I would buy this striped dress shirt:
Although it might seem like any other dress shirt, the built-in tie bar is a functional twist to the piece.
Another piece I would purchase is this blazer:
It is the kimono wrap detail that makes this suit jacket unlike any other jacket! It is a unique way to add an accent of color and show some personality.
I have always been a fan of belted, cinched-waisted looks. This jacket would be worth the price:
What makes this piece edgier than most is that the traditional double-button closures are replaced with double belts. It is a non-conventional modernization to a classic staple.

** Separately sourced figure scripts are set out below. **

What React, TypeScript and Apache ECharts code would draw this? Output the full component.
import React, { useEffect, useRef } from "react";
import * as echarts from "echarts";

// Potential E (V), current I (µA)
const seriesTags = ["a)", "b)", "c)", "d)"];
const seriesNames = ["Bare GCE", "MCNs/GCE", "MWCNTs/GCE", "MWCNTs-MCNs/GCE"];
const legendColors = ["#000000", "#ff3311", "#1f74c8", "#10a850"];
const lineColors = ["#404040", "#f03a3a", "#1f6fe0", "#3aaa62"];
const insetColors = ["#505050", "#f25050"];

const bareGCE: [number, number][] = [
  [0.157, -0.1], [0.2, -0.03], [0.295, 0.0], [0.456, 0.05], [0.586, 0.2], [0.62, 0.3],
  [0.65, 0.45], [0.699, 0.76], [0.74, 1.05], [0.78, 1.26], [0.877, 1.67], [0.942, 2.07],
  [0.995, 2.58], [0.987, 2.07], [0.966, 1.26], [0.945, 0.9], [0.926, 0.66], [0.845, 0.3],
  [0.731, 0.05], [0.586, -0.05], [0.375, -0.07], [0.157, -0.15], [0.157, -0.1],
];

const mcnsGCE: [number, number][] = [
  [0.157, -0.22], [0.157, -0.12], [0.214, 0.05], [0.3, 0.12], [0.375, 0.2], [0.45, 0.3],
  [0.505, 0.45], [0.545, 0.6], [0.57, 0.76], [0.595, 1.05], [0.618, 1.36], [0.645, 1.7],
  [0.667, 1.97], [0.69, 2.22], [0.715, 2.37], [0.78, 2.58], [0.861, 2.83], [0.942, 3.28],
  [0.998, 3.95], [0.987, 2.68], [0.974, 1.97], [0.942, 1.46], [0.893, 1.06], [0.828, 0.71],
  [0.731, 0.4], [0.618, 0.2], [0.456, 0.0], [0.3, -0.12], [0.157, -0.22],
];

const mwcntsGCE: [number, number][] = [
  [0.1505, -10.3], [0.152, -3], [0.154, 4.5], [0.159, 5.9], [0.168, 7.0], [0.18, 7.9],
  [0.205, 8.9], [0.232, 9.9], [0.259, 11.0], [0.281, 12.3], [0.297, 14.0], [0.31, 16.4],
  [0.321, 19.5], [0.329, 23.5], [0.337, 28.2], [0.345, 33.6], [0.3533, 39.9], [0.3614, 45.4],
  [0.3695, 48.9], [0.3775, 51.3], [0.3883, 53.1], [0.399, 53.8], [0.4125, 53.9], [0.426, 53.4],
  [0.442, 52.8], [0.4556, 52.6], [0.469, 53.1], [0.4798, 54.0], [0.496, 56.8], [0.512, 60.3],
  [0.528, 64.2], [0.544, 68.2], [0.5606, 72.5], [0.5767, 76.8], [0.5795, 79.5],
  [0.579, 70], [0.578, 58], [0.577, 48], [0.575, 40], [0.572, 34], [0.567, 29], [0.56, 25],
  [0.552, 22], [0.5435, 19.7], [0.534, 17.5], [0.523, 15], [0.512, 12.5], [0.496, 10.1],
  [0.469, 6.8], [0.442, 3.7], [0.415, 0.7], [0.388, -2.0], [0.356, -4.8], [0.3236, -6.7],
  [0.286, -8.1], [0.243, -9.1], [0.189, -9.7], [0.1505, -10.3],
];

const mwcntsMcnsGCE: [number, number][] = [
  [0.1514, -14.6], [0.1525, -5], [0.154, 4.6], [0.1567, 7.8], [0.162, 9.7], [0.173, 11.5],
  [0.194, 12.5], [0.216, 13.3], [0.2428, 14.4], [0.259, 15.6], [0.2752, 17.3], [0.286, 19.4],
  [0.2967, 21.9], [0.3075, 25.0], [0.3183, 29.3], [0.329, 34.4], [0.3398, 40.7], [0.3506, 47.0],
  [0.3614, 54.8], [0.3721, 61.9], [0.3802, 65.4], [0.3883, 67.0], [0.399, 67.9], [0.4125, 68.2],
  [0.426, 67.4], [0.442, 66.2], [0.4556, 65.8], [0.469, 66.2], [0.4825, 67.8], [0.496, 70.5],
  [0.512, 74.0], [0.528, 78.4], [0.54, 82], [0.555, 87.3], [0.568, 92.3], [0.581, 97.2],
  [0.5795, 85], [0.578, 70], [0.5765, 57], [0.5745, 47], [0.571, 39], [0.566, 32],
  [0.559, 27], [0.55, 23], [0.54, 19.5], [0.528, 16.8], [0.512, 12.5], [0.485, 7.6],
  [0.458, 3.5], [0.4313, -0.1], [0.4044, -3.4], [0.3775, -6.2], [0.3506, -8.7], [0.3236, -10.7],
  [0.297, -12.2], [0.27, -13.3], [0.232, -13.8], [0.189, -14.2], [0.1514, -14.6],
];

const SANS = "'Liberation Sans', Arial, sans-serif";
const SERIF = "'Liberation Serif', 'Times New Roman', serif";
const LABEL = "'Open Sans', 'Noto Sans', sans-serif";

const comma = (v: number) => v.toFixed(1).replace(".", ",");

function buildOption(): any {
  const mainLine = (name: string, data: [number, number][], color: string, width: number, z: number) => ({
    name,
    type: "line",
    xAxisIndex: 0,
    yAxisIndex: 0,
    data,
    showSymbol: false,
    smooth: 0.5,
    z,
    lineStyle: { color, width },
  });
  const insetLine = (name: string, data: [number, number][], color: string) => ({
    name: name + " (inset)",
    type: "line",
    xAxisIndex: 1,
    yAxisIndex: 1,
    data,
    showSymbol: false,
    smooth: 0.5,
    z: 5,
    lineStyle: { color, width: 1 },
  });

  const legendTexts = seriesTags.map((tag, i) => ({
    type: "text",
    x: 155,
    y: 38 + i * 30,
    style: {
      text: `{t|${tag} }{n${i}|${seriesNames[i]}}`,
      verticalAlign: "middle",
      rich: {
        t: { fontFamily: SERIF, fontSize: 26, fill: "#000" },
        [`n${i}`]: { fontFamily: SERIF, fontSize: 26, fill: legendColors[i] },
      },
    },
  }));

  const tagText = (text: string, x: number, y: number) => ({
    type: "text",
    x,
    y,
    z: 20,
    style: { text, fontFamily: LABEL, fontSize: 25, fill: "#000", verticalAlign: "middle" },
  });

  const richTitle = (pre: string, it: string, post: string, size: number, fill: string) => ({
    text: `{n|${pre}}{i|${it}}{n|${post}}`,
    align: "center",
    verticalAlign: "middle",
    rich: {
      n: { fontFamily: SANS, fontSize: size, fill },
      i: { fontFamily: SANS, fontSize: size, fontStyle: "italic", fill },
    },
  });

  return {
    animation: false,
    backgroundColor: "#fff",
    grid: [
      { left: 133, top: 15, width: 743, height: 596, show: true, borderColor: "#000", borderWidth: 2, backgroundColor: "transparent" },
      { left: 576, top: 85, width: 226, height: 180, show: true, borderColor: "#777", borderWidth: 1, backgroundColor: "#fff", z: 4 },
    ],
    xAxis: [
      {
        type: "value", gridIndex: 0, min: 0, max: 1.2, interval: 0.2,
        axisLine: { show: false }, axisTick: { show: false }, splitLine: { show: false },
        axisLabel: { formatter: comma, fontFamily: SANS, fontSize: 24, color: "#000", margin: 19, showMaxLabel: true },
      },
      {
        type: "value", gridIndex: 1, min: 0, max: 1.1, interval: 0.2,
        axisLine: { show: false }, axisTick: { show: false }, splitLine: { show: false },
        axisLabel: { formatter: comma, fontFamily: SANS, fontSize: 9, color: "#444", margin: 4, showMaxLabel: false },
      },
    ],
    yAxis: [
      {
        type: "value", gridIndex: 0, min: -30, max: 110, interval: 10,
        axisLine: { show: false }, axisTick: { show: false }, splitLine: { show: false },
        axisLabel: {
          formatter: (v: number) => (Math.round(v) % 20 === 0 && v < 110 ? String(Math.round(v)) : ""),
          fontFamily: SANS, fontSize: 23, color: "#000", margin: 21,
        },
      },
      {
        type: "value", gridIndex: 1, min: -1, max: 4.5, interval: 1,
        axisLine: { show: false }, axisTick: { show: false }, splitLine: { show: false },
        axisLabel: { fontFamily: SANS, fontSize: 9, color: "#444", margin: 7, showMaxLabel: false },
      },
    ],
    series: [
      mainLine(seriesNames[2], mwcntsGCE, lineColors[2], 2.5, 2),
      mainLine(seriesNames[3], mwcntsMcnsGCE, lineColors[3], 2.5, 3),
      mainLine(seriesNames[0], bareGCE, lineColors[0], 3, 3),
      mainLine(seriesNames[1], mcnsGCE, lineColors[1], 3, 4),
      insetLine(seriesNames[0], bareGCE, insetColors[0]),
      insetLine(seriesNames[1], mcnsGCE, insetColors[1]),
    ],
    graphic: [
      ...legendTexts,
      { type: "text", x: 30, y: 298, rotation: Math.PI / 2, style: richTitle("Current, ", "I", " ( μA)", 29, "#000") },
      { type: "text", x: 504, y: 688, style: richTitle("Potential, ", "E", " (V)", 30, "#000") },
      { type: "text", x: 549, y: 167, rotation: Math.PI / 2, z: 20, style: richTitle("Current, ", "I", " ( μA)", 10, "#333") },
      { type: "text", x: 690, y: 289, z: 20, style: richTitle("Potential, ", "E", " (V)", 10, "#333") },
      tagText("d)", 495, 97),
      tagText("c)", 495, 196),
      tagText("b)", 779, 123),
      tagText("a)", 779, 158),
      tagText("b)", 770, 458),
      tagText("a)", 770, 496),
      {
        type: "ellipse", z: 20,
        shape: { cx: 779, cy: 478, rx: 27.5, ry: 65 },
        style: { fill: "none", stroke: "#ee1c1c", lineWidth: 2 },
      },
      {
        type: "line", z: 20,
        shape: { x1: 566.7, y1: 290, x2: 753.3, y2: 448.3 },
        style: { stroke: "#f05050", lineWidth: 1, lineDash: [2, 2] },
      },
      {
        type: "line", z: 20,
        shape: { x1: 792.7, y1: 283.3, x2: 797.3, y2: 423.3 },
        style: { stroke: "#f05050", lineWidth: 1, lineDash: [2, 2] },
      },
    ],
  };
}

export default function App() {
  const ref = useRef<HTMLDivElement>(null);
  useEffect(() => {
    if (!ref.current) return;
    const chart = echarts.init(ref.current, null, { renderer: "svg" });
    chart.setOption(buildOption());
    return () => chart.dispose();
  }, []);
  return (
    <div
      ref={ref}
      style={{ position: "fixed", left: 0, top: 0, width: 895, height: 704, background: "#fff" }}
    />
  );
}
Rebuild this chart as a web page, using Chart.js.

Although, the collection was overall strong, there was one misstep that could have been edited out of the collection, as exemplified by this look:
In concurrence with the opinion from Women's Wear Daily, the dungaree was over-the-top. Although it is an item common in the blue collar work sphere, it is impractical in the retail world. Considering the prices that Mr. Van Assche's clothing retail for, it is almost unrealistic to sell the dungaree because not only might the price be steep, but it could easily be ruined if used for some form of contracting, construction, or carpentry job. For making a stylish statement in public, I would wear the piece, if it were fitted and tailored. However, in the context of the collection, it stands out.
My general sentiments for the entire collection can be summarized by the following: If the price is relatively right, my closet might have some Kris Van Assche pieces in July when this collection becomes available for purchase. Translation: It is a solid collection with several pieces worth buying!